3rd from left: Marie Curie - was the first woman to earn a Nobel prize and the first person to earn two. In 1898, she isolated two new elements (polonium and radium) by tracking their ionizing radiation.
4th from left: Hendrik Lorentz - discovered and gave theoretical explanation of the Zeeman effect. He also derived the transformation equations subsequently used by Albert Einstein to describe space and time.

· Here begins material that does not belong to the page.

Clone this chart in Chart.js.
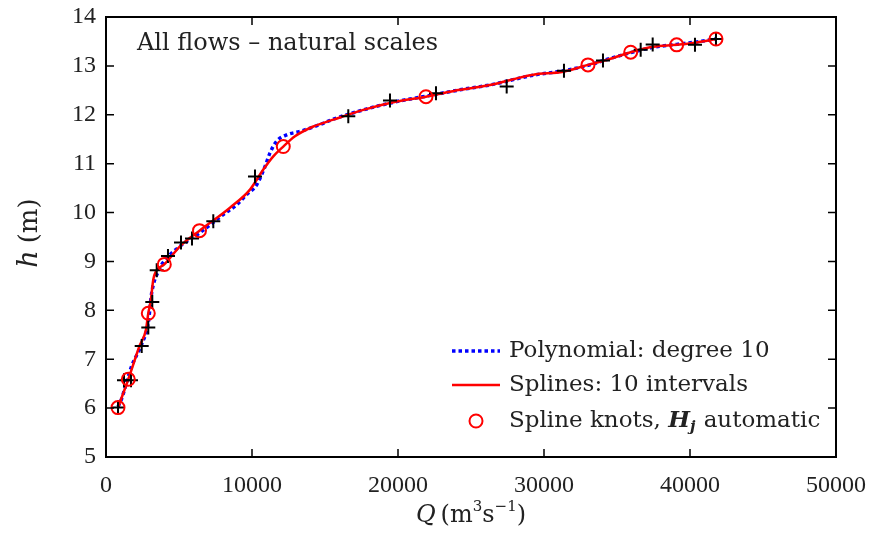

Center: Albert Einstein - developed the general theory of relativity, one of the two pillars of modern physics (alongside quantum mechanics).He is best known in popular culture for his mass–energy equivalence formula (which has been dubbed “the world’s most famous equation”).
Middle Row:
Far right: Niels Bohr - started the quantum revolution with a model where the orbital angular momentum of an electron only has discrete values. He spearheaded the Copenhagen Interpretation which holds that quantum phenomena are inherently probabilistic.
2nd from right: Max Born - his probabilistic interpretation of Schrödinger’s wave function ended determinism in physics but provided a firm ground for quantum theory.
3rd from right: Louis de Broglie - discovered that any particle has wavelike properties, with a wavelength inversely proportional to its momentum (this helps justify Schrödinger’s equation).
5th from right: Paul Dirac - came up with the formalism on which quantum mechanics is now based. In 1928, he discovered a relativistic wave function for the electron which predicted the existence of antimatter, before it was actually observed.
Back Row:
Far left: Auguste Piccard - designed ships to explore the upper stratosphere and the deep seas
6th from left: Erwin Schrodinger - matched observed quantum behavior with the properties of a continuous nonrelativistic wave obeying the Schrödinger Equation. In 1935, he challenged the Copenhagen Interpretation, with the famous tale of Schrödinger’s cat.
8th from left: Wolfgang Pauli - formulated the exclusion principle which explains the entire table of elements. Pauli’s sharp tongue was legendary; he once said about a bad paper: “This isn’t right; this isn’t even wrong.”
9th from left: Werner Heisenberg - replaced Bohr’s semi-classical orbits by a new quantum logic which became known as matrix mechanics (with the help of Born and Jordan). The relevant noncommutativity entails Heisenberg’s uncertainty principle.